Question 9: Is There Anything I Can Do to Avoid an ICE I-9 Audit?

Dr. Oberheiden: Strictly speaking, no, there is not anything you can do to completely avoid the risk of being audited by ICE. However, there are several steps you can take to mitigate your risk of being audited and facing undesirable consequences as a result of the I-9 audit process.

The first of these steps is to implement an effective I-9 compliance program. If your business is compliant with IRCA, the risk of its I-9 billing data standing out during ICE's data analysis will be reduced, and the likelihood of employees complaining to ICE will be reduced as well. Furthermore, even if something still triggers an audit, your company's compliance efforts should facilitate a swift and favorable resolution.

The next major step is to implement internal I-9 compliance auditing. By conducting compliance audits yourself, you can avoid having issues uncovered by ICE. Critically, however, in order to avoid having the results of your internal audits used against you, they should be conducted by outside counsel in a manner that preserves the attorney-client privilege.

Question 10: What Factors Do Employers Need to Consider Prior to Conducting an Internal I-9 Audit?

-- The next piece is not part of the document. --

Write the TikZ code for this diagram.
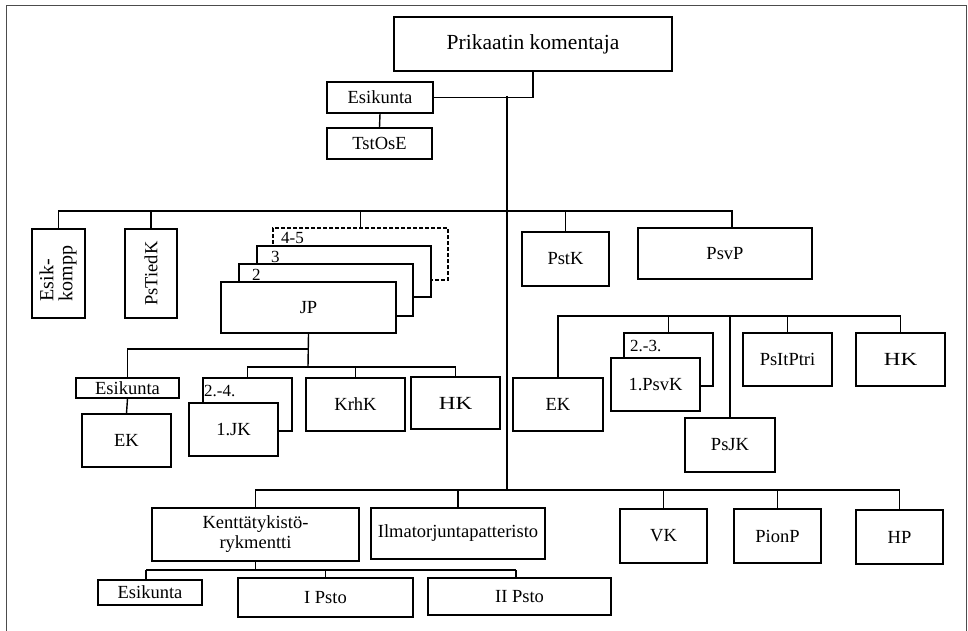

Dr. Oberheiden: From preserving the attorney-client privilege to avoiding allegations of employment discrimination, there are several factors that employers need to consider prior to conducting internal I-9 audits. While these internal audits are necessary, they can also be dangerous if not handled appropriately. U.S. Immigration and Customs Enforcement has published guidance for conducting internal I-9 compliance audits; and, once again, working with legal counsel will be critical for avoiding unnecessary and unintended consequences.